Judging by recent media buzz, Renée Zellweger is the current Best Actress Oscar frontrunner for her performance as Judy Garland in Judy. Her performance is excellent, and she may very well win when the 92nd Academy Awards are held in February 2020.
But, if we look at the last 20 years of victorious Oscar leads, it reveals an interesting trend in which kinds of roles tend to win for male and female actors.
In the last two decades, 22 out of 40 leads won for playing biographical roles (55%). Of those 22 roles, eight were political figures (about 36%), such as Helen Mirren’s portrayal of Elizabeth II in The Queen (2006) and Sean Penn’s performance in Milk (2008). Seven of the roles were nonpolitical historical/inspirational figures (about 32%), like Julia Roberts in Erin Brockovich (2000) and Leonardo DiCaprio in The Revenant (2015). Four were musicians (about 18%), two were authors (about 9%), and one was a serial killer.

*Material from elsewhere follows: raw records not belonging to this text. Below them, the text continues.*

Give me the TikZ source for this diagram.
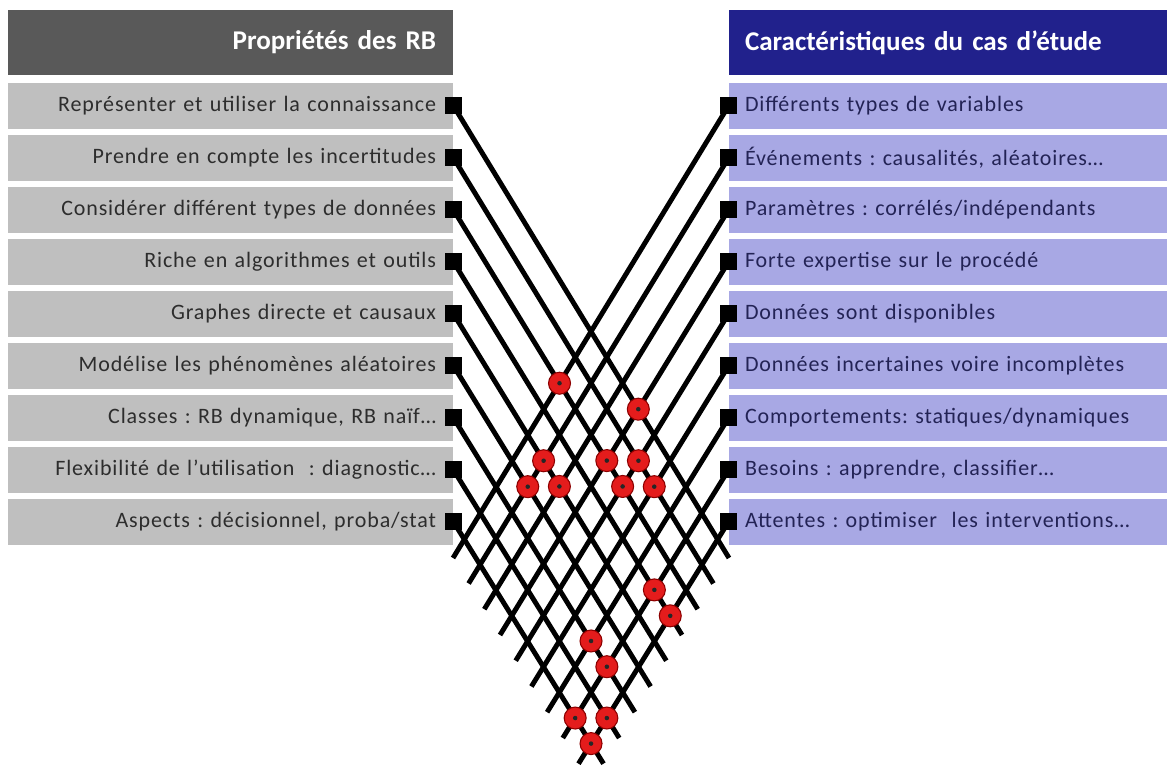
\documentclass[tikz,border=0pt]{standalone}
\usepackage{fontspec}
\setmainfont{Carlito}
\newfontfamily\rowfont[LetterSpace=4]{Carlito}
\usetikzlibrary{positioning}
\definecolor{rbhead}{RGB}{89,89,89}
\definecolor{rbrow}{RGB}{191,191,191}
\definecolor{cshead}{RGB}{33,33,140}
\definecolor{csrow}{RGB}{168,168,228}
\definecolor{rbtext}{RGB}{45,45,45}
\definecolor{cstext}{RGB}{35,35,85}
\definecolor{hitred}{RGB}{228,28,28}
\frenchspacing

\begin{document}
\begin{tikzpicture}[x=0.75pt,y=-0.75pt,
  node distance=4.1pt,
  lhead/.style={fill=rbhead,minimum height=48.75pt,text width=308.25pt,inner xsep=12.75pt,
                align=right,font=\fontsize{20.3}{23}\selectfont\bfseries,text=white},
  rhead/.style={fill=cshead,minimum height=48.75pt,text width=304.5pt,inner xsep=12pt,
                align=left,font=\fontsize{20.3}{23}\selectfont\bfseries,text=white},
  lrow/.style={fill=rbrow,minimum height=34.5pt,text width=308.25pt,inner xsep=12.75pt,
               align=right,font=\rowfont\fontsize{16.5}{19}\selectfont,text=rbtext},
  rrow/.style={fill=csrow,minimum height=34.5pt,text width=304.5pt,inner xsep=12pt,
               align=left,font=\rowfont\fontsize{16.5}{19}\selectfont,text=cstext},
  sq/.style={fill=black,minimum size=12.5pt,inner sep=0pt},
  ln/.style={line width=3.7pt,black},
  hit/.style={circle,fill=hitred,draw=red!55!black,line width=0.8pt,minimum size=16.5pt,inner sep=0pt,
              path picture={\fill[black!85] (path picture bounding box.center) circle (1.7pt);}}
]
\useasboundingbox (0,0) rectangle (1167,766);

\node[lhead] (lh) at (230.5,42.5) {Propriétés des RB};
\node[lrow,below=5.25pt of lh] (l1) {Représenter et utiliser la connaissance};
\node[lrow,below=of l1] (l2) {Prendre en compte les incertitudes};
\node[lrow,below=of l2] (l3) {Considérer différent types de données};
\node[lrow,below=of l3] (l4) {Riche en algorithmes et outils};
\node[lrow,below=of l4] (l5) {Graphes directe et causaux};
\node[lrow,below=of l5] (l6) {Modélise les phénomènes aléatoires};
\node[lrow,below=of l6] (l7) {Classes : RB dynamique, RB naïf…};
\node[lrow,below=of l7] (l8) {Flexibilité de l’utilisation \ : diagnostic…};
\node[lrow,below=of l8] (l9) {Aspects : décisionnel, proba/stat};

\node[rhead] (rh) at (948,42.5) {Caractéristiques du cas d’étude};
\node[rrow,below=5.25pt of rh] (r1) {Différents types de variables};
\node[rrow,below=of r1] (r2) {Événements : causalités, aléatoires…};
\node[rrow,below=of r2] (r3) {Paramètres : corrélés/indépendants};
\node[rrow,below=of r3] (r4) {Forte expertise sur le procédé};
\node[rrow,below=of r4] (r5) {Données sont disponibles};
\node[rrow,below=of r5] (r6) {Données incertaines voire incomplètes};
\node[rrow,below=of r6] (r7) {Comportements: statiques/dynamiques};
\node[rrow,below=of r7] (r8) {Besoins : apprendre, classifier…};
\node[rrow,below=of r8] (r9) {Attentes : optimiser \ les interventions…};

\node[sq] (a1) at (l1.east) {}; \node[sq] (a2) at (l2.east) {}; \node[sq] (a3) at (l3.east) {};
\node[sq] (a4) at (l4.east) {}; \node[sq] (a5) at (l5.east) {}; \node[sq] (a6) at (l6.east) {};
\node[sq] (a7) at (l7.east) {}; \node[sq] (a8) at (l8.east) {}; \node[sq] (a9) at (l9.east) {};
\node[sq] (b1) at (r1.west) {}; \node[sq] (b2) at (r2.west) {}; \node[sq] (b3) at (r3.west) {};
\node[sq] (b4) at (r4.west) {}; \node[sq] (b5) at (r5.west) {}; \node[sq] (b6) at (r6.west) {};
\node[sq] (b7) at (r7.west) {}; \node[sq] (b8) at (r8.west) {}; \node[sq] (b9) at (r9.west) {};

\coordinate (ea1) at (729,558); \coordinate (ea2) at (713.4,583.5); \coordinate (ea3) at (697.7,609.2);
\coordinate (ea4) at (682,635); \coordinate (ea5) at (666.3,660.7); \coordinate (ea6) at (650.6,686.5);
\coordinate (ea7) at (634.9,712.2); \coordinate (ea8) at (619.2,738); \coordinate (ea9) at (603.5,763.7);
\coordinate (eb1) at (453,558); \coordinate (eb2) at (468.6,583.5); \coordinate (eb3) at (484.3,609.2);
\coordinate (eb4) at (500,635); \coordinate (eb5) at (515.7,660.7); \coordinate (eb6) at (531.4,686.5);
\coordinate (eb7) at (547.1,712.2); \coordinate (eb8) at (562.8,738); \coordinate (eb9) at (578.5,763.7);

\draw[ln] (a1.center)--(ea1); \draw[ln] (a2.center)--(ea2); \draw[ln] (a3.center)--(ea3);
\draw[ln] (a4.center)--(ea4); \draw[ln] (a5.center)--(ea5); \draw[ln] (a6.center)--(ea6);
\draw[ln] (a7.center)--(ea7); \draw[ln] (a8.center)--(ea8); \draw[ln] (a9.center)--(ea9);
\draw[ln] (b1.center)--(eb1); \draw[ln] (b2.center)--(eb2); \draw[ln] (b3.center)--(eb3);
\draw[ln] (b4.center)--(eb4); \draw[ln] (b5.center)--(eb5); \draw[ln] (b6.center)--(eb6);
\draw[ln] (b7.center)--(eb7); \draw[ln] (b8.center)--(eb8); \draw[ln] (b9.center)--(eb9);

\node[hit] (h31) at (intersection of a3.center--ea3 and b1.center--eb1) {};
\node[hit] (h14) at (intersection of a1.center--ea1 and b4.center--eb4) {};
\node[hit] (h52) at (intersection of a5.center--ea5 and b2.center--eb2) {};
\node[hit] (h34) at (intersection of a3.center--ea3 and b4.center--eb4) {};
\node[hit] (h25) at (intersection of a2.center--ea2 and b5.center--eb5) {};
\node[hit] (h62) at (intersection of a6.center--ea6 and b2.center--eb2) {};
\node[hit] (h53) at (intersection of a5.center--ea5 and b3.center--eb3) {};
\node[hit] (h35) at (intersection of a3.center--ea3 and b5.center--eb5) {};
\node[hit] (h26) at (intersection of a2.center--ea2 and b6.center--eb6) {};
\node[hit] (h48) at (intersection of a4.center--ea4 and b8.center--eb8) {};
\node[hit] (h49) at (intersection of a4.center--ea4 and b9.center--eb9) {};
\node[hit] (h77) at (intersection of a7.center--ea7 and b7.center--eb7) {};
\node[hit] (h78) at (intersection of a7.center--ea7 and b8.center--eb8) {};
\node[hit] (h98) at (intersection of a9.center--ea9 and b8.center--eb8) {};
\node[hit] (h89) at (intersection of a8.center--ea8 and b9.center--eb9) {};
\node[hit] (h99) at (intersection of a9.center--ea9 and b9.center--eb9) {};
\end{tikzpicture}
\end{document}
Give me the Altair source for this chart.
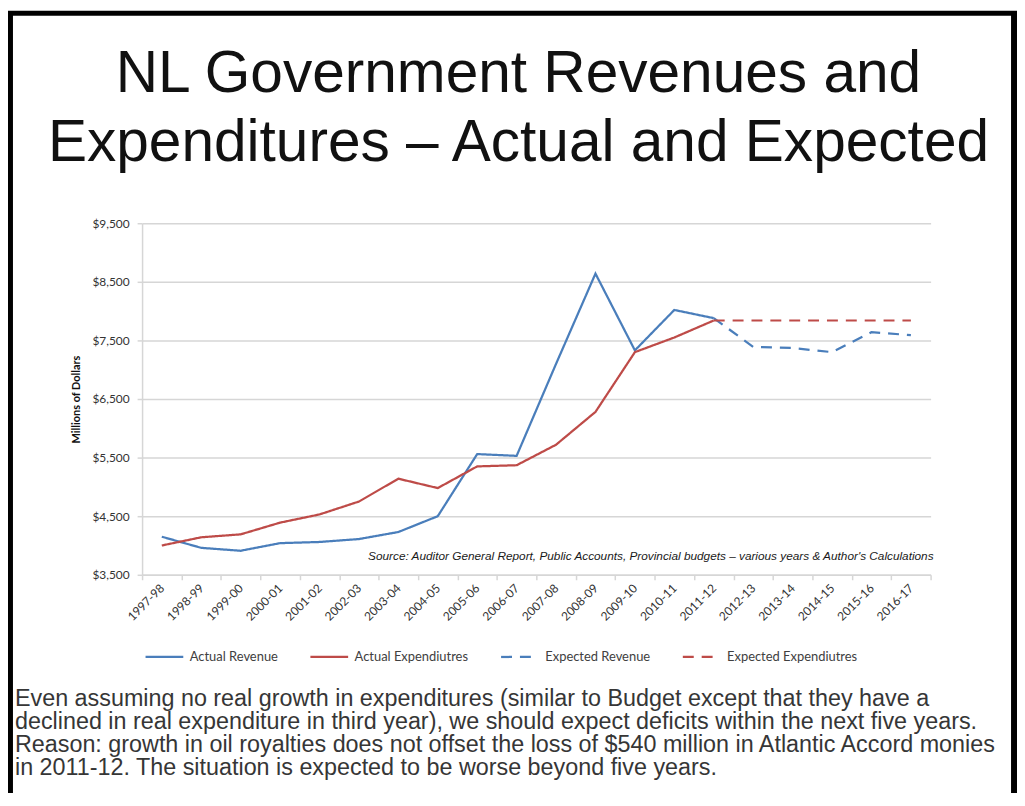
import altair as alt
import pandas as pd

# ---------------- data ----------------
categories = ["1997-98", "1998-99", "1999-00", "2000-01", "2001-02", "2002-03",
              "2003-04", "2004-05", "2005-06", "2006-07", "2007-08", "2008-09",
              "2009-10", "2010-11", "2011-12", "2012-13", "2013-14", "2014-15",
              "2015-16", "2016-17"]

actual_years = ["1997-98", "1998-99", "1999-00", "2000-01", "2001-02", "2002-03",
                "2003-04", "2004-05", "2005-06", "2006-07", "2007-08", "2008-09",
                "2009-10", "2010-11", "2011-12"]
actual_revenue = [4150, 3960, 3910, 4040, 4060, 4110, 4230, 4500, 5560, 5530,
                  7100, 8640, 7330, 8020, 7880]
actual_expenditures = [4000, 4140, 4190, 4390, 4530, 4750, 5140, 4980, 5350, 5370,
                       5720, 6280, 7300, 7550, 7840]

expected_years = ["2011-12", "2012-13", "2013-14", "2014-15", "2015-16", "2016-17"]
expected_revenue = [7880, 7390, 7370, 7300, 7640, 7590]
expected_expenditures = [7840, 7840, 7840, 7840, 7840, 7840]

series_names = ["Actual Revenue", "Actual Expendiutres",
                "Expected Revenue", "Expected Expendiutres"]
series_colors = ["#4A7EBB", "#BE4B48", "#4A7EBB", "#BE4B48"]
series_dashes = [[1, 0], [1, 0], [11, 8], [11, 8]]

y_ticks = [3500, 4500, 5500, 6500, 7500, 8500, 9500]

title_lines = ["NL Government Revenues and", "Expenditures \u2013 Actual and Expected"]
source_text = ("Source: Auditor General Report, Public Accounts, Provincial budgets "
               "\u2013 various years & Author's Calculations")
note_lines = [
    "Even assuming no real growth in expenditures (similar to Budget except that they have a",
    "declined in real expenditure in third year), we should expect deficits within the next five years.",
    "Reason: growth in oil royalties does not offset the loss of $540 million in Atlantic Accord monies",
    "in 2011-12.  The situation is expected to be worse beyond five years.",
]

# ---------------- table ----------------
rows = []
for yr, v in zip(actual_years, actual_revenue):
    rows.append({"year": yr, "value": v, "series": series_names[0]})
for yr, v in zip(actual_years, actual_expenditures):
    rows.append({"year": yr, "value": v, "series": series_names[1]})
for yr, v in zip(expected_years, expected_revenue):
    rows.append({"year": yr, "value": v, "series": series_names[2]})
for yr, v in zip(expected_years, expected_expenditures):
    rows.append({"year": yr, "value": v, "series": series_names[3]})
df = pd.DataFrame(rows)

GRID = "#D6D6D6"
LABEL = "#333333"

legend = alt.Legend(
    title=None, orient="none", legendX=2, legendY=416,
    direction="horizontal", columns=4,
    symbolType="stroke", symbolSize=1444, symbolStrokeWidth=2.25,
    labelFont="Lato", labelFontSize=13, labelColor="#404040",
    labelOffset=5, columnPadding=28, labelLimit=0,
)

lines = alt.Chart(df).mark_line(strokeWidth=2.25).encode(
    x=alt.X(
        "year:N",
        sort=categories,
        bandPosition=0.5,
        scale=alt.Scale(type="band", domain=categories, paddingInner=0, paddingOuter=0),
        axis=alt.Axis(
            title=None, labelAngle=-45, labelAlign="right", labelBaseline="middle",
            labelFont="Lato", labelFontSize=12, labelColor=LABEL, labelPadding=6,
            labelOverlap=False, tickBand="extent", tickSize=5, tickColor=GRID,
            tickWidth=1.5, domainColor=GRID, domainWidth=1.5, grid=False,
        ),
    ),
    y=alt.Y(
        "value:Q",
        scale=alt.Scale(domain=[3500, 9500], nice=False, zero=False),
        axis=alt.Axis(
            title="Millions of Dollars", titleFont="Lato", titleFontSize=11,
            titleFontWeight="bold", titleColor="#111111", titleX=-66, titleY=177,
            titleAngle=270, titleAlign="center", titleBaseline="middle",
            values=y_ticks, format="$,.0f",
            labelFont="Lato", labelFontSize=12, labelColor=LABEL, labelPadding=8,
            tickSize=5, tickColor=GRID, tickWidth=1.5,
            domainColor=GRID, domainWidth=1.5,
            gridColor=GRID, gridWidth=1.5,
        ),
    ),
    color=alt.Color("series:N", scale=alt.Scale(domain=series_names, range=series_colors),
                    legend=legend),
    strokeDash=alt.StrokeDash("series:N",
                              scale=alt.Scale(domain=series_names, range=series_dashes),
                              legend=legend),
)

source = alt.Chart(pd.DataFrame({"t": [source_text]})).mark_text(
    align="right", baseline="middle", font="Liberation Sans", fontStyle="italic",
    fontSize=11.9, color="#1a1a1a",
).encode(text="t:N", x=alt.value(797), y=alt.value(335))

note = alt.Chart(pd.DataFrame({"t": ["\n".join(note_lines)]})).mark_text(
    align="left", baseline="alphabetic", lineBreak="\n", lineHeight=23.3,
    font="Liberation Sans", fontSize=23.5, color="#363636",
).encode(text="t:N", x=alt.value(-128), y=alt.value(486))

one = pd.DataFrame({"k": [0]})
frame_left = alt.Chart(one).mark_rule(color="black", strokeWidth=5).encode(
    x=alt.value(-132.5), y=alt.value(-211.5), y2=alt.value(575))
frame_top = alt.Chart(one).mark_rule(color="black", strokeWidth=5).encode(
    x=alt.value(-135), x2=alt.value(881), y=alt.value(-211.5))
frame_right = alt.Chart(one).mark_rule(color="black", strokeWidth=6).encode(
    x=alt.value(878), y=alt.value(-211.5), y2=alt.value(575))

chart = alt.layer(lines, source, note, frame_left, frame_top, frame_right).properties(
    width=794,
    height=354,
    padding={"left": 135, "top": 214, "right": 87, "bottom": 217},
    autosize=alt.AutoSizeParams(type="none"),
    background="white",
    title=alt.Title(
        text=title_lines, font="Liberation Sans", fontSize=59, fontWeight="normal",
        color="#111111", lineHeight=70, baseline="top", anchor="middle",
        frame="group", dx=-18, offset=-164,
    ),
).configure_view(stroke=None)

chart.save("out.html", embed_options={"renderer": "svg", "actions": False})
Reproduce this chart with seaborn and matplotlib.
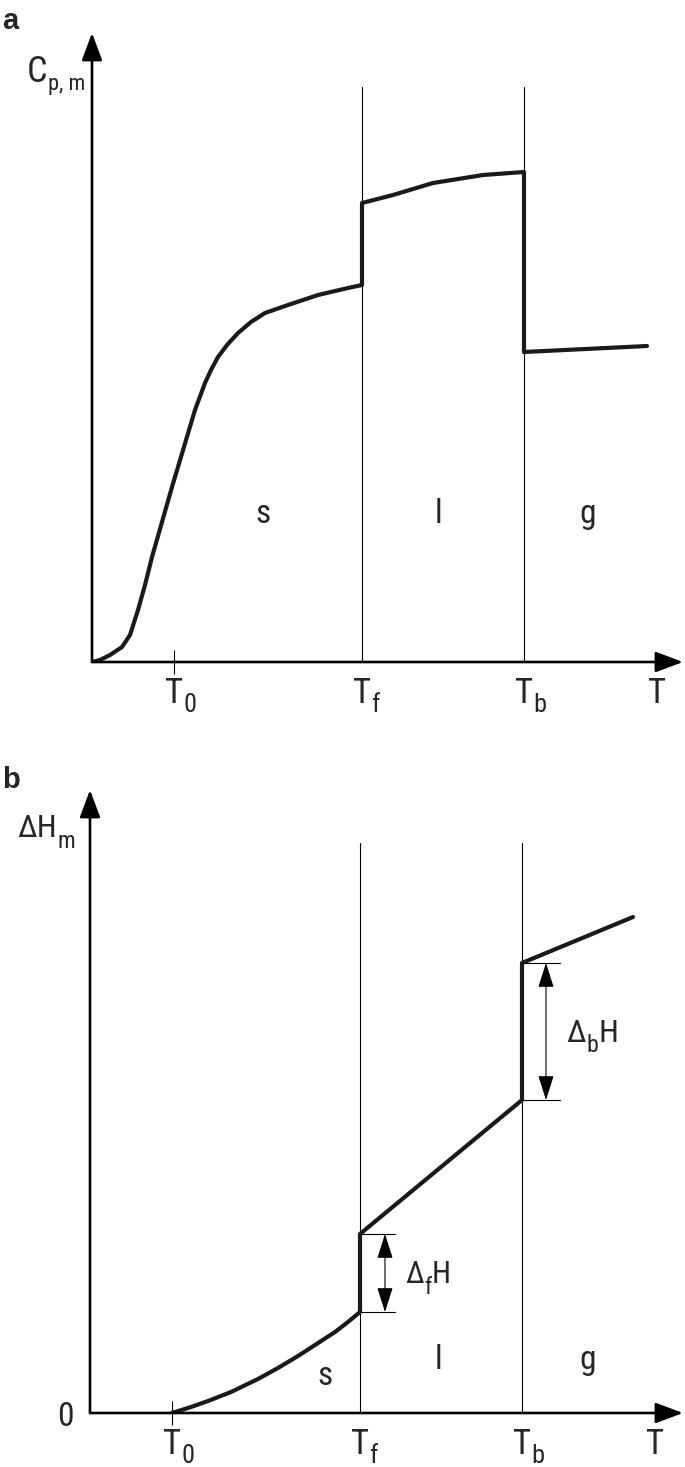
import matplotlib
matplotlib.use("Agg")
import matplotlib.pyplot as plt
from matplotlib import font_manager
from matplotlib.transforms import IdentityTransform
import seaborn as sns

# --- data (schematic units) ---
T0, Tf, Tb = 0.82, 2.70, 4.32
t_pos = [T0, Tf, Tb, 5.65]
t_main = ["T", "T", "T", "T"]
t_sub = ["0", "f", "b", ""]

# panel a: molar heat capacity
cp_T = [0, 0.08, 0.18, 0.30, 0.38, 0.46, 0.53, 0.60, 0.80, 1.03, 1.13, 1.19, 1.26, 1.35, 1.46,
        1.59, 1.73, 1.93, 2.26, 2.56, 2.70,
        2.70, 3.01, 3.41, 3.91, 4.32,
        4.32, 5.55]
cp_val = [0, 0.02, 0.07, 0.15, 0.27, 0.52, 0.77, 1.05, 1.75, 2.52, 2.79, 2.92, 3.05, 3.17, 3.29,
          3.40, 3.49, 3.56, 3.67, 3.74, 3.77,
          4.59, 4.67, 4.79, 4.87, 4.90,
          3.10, 3.16]

# panel b: enthalpy
h_T = [0.82, 1.01, 1.18, 1.41, 1.68, 1.88, 2.08, 2.25, 2.45, 2.58, 2.70,
       2.70, 4.32, 4.32, 5.43]
h_val = [0, 0.06, 0.12, 0.21, 0.34, 0.45, 0.57, 0.68, 0.81, 0.91, 1.01,
         1.79, 3.13, 4.50, 4.96]
dH_fus = (1.01, 1.79)
dH_vap = (3.13, 4.50)

phase_labels = ["s", "l", "g"]
phase_x = [1.71, 3.46, 4.96]

sns.set_theme(style="white")
names = {f.name for f in font_manager.fontManager.ttflist}
narrow = "DejaVu Sans"
for cand in ["Liberation Sans Narrow", "Roboto Condensed", "Open Sans Condensed"]:
    if cand in names:
        narrow = cand
        break
plt.rcParams["font.family"] = [narrow, "DejaVu Sans"]

W, H = 685, 1467
fig = plt.figure(figsize=(W / 100, H / 100), dpi=100)
renderer = fig.canvas.get_renderer()


def rich(x, y, pieces, center_first=False):
    # pieces: (text, fontsize, drop in px); x, y in output pixels (y from bottom)
    arts = []
    cx = x
    for txt, size, drop in pieces:
        if not txt:
            continue
        t = fig.text(cx, y - drop, txt, fontsize=size, transform=IdentityTransform(),
                     ha="left", va="baseline")
        bb = t.get_window_extent(renderer)
        cx = bb.x1 + 0.5
        arts.append(t)
    if center_first and arts:
        bb = arts[0].get_window_extent(renderer)
        dx = (bb.x1 - bb.x0) / 2
        for t in arts:
            t.set_x(t.get_position()[0] - dx)
    return arts


def make_axes(x0, x1, ytop, ybot, xmax, ymax):
    ax = fig.add_axes([x0 / W, 1 - ybot / H, (x1 - x0) / W, (ybot - ytop) / H])
    ax.set_xlim(0, xmax)
    ax.set_ylim(0, ymax)
    for s in ax.spines.values():
        s.set_visible(False)
    ax.patch.set_alpha(0)
    arrow = dict(arrowstyle="-|>,head_length=1.2,head_width=0.45", color="black", lw=1.9,
                 shrinkA=0, shrinkB=0, mutation_scale=14)
    ax.annotate("", xy=(0, ymax), xytext=(0, 0), arrowprops=arrow, annotation_clip=False)
    ax.annotate("", xy=(xmax, 0), xytext=(0, 0), arrowprops=arrow, annotation_clip=False)
    ax.set_xticks([T0])
    ax.set_xticklabels([])
    ax.tick_params(axis="x", bottom=True, direction="inout", length=17, width=0.8, color="black")
    # temperature labels under the axis
    for x, m, s in zip(t_pos, t_main, t_sub):
        px, py = ax.transData.transform((x, 0))
        rich(px, py - 41, [(m, 25, 0), (s, 19, 9)], center_first=True)
    return ax


def phase_lines(ax, top):
    for x in [Tf, Tb]:
        ax.plot([x, x], [0, top], color="black", lw=0.8)


# ---------- panel a ----------
ax1 = make_axes(92, 683, 33, 662, 5.91, 6.29)
phase_lines(ax1, 5.75)
sns.lineplot(x=cp_T, y=cp_val, sort=False, estimator=None, color="#1a1a1a", lw=3.0, ax=ax1)
ax1.lines[-1].set_solid_joinstyle("round")
ax1.set_yticks([])
for lab, x in zip(phase_labels, phase_x):
    ax1.text(x, 1.48, lab, fontsize=24, ha="center", va="center")
rich(27, H - 82, [("C", 26, 0), ("p, m", 16, 8)])
fig.text(2 / W, 1 - 21 / H, "a", fontsize=21, fontweight="bold", family="Liberation Sans",
         ha="left", va="center")

# ---------- panel b ----------
ax2 = make_axes(90, 683, 790, 1413, 5.93, 6.23)
phase_lines(ax2, 5.70)
sns.lineplot(x=h_T, y=h_val, sort=False, estimator=None, color="#1a1a1a", lw=3.0, ax=ax2)
ax2.lines[-1].set_solid_joinstyle("round")
ax2.set_yticks([0])
ax2.set_yticklabels(["0"], fontsize=24)
ax2.tick_params(axis="y", length=0, pad=12)

dbl = dict(arrowstyle="<|-|>,head_length=1.1,head_width=0.35", color="black", lw=0.8,
           shrinkA=0, shrinkB=0, mutation_scale=14)
for (lo, hi), T, xa, xe, sub, size in [(dH_fus, Tf, 2.95, 3.05, "f", 22),
                                       (dH_vap, Tb, 4.56, 4.70, "b", 23)]:
    ax2.plot([T, xe], [lo, lo], color="black", lw=0.8)
    ax2.plot([T, xe], [hi, hi], color="black", lw=0.8)
    ax2.annotate("", xy=(xa, hi), xytext=(xa, lo), arrowprops=dbl)
    px, py = ax2.transData.transform((xa, (lo + hi) / 2))
    rich(px + 20, py - 10, [("Δ", size, 0), (sub, size * 0.75, 11), ("H", size, 0)])

for lab, x, y in zip(phase_labels, [2.35, 3.48, 4.98], [0.37, 0.53, 0.53]):
    ax2.text(x, y, lab, fontsize=24, ha="center", va="center")
rich(17, H - 837, [("ΔH", 23, 0), ("m", 17, 11)])
fig.text(2 / W, 1 - 780 / H, "b", fontsize=21, fontweight="bold", family="Liberation Sans",
         ha="left", va="center")

fig.savefig("out.png", dpi=100)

Between the 72nd Oscars in 2000 and the 81st in 2009, 12 out of 20 lead actors won for playing a real person: five male actors (50% of male winners) and seven female actors (70%).
Between the 82nd Oscars in 2010 and the 91st in 2019, 10 out of 20 lead actors won for biographical roles. Seven out of the 10 leading men won for depicting a real person (70%). Male winners during the last decade include Rami Malek for Bohemian Rhapsody (2018), Gary Oldman for Darkest Hour (2017), and Daniel Day-Lewis for Lincoln (2012), among others. Only three out of the 10 leading women won for a biographical role (30%). The only women who won for biographical roles were Sandra Bullock (The Blind Side, 2009), Meryl Streep (The Iron Lady, 2011), and Olivia Colman (The Favourite, 2018).
This trend in the last decade suggests that the acting branch of the Academy, which is the branch that votes on acting categories, currently seems to favor fictional leading roles for women and nonfictional ones for men.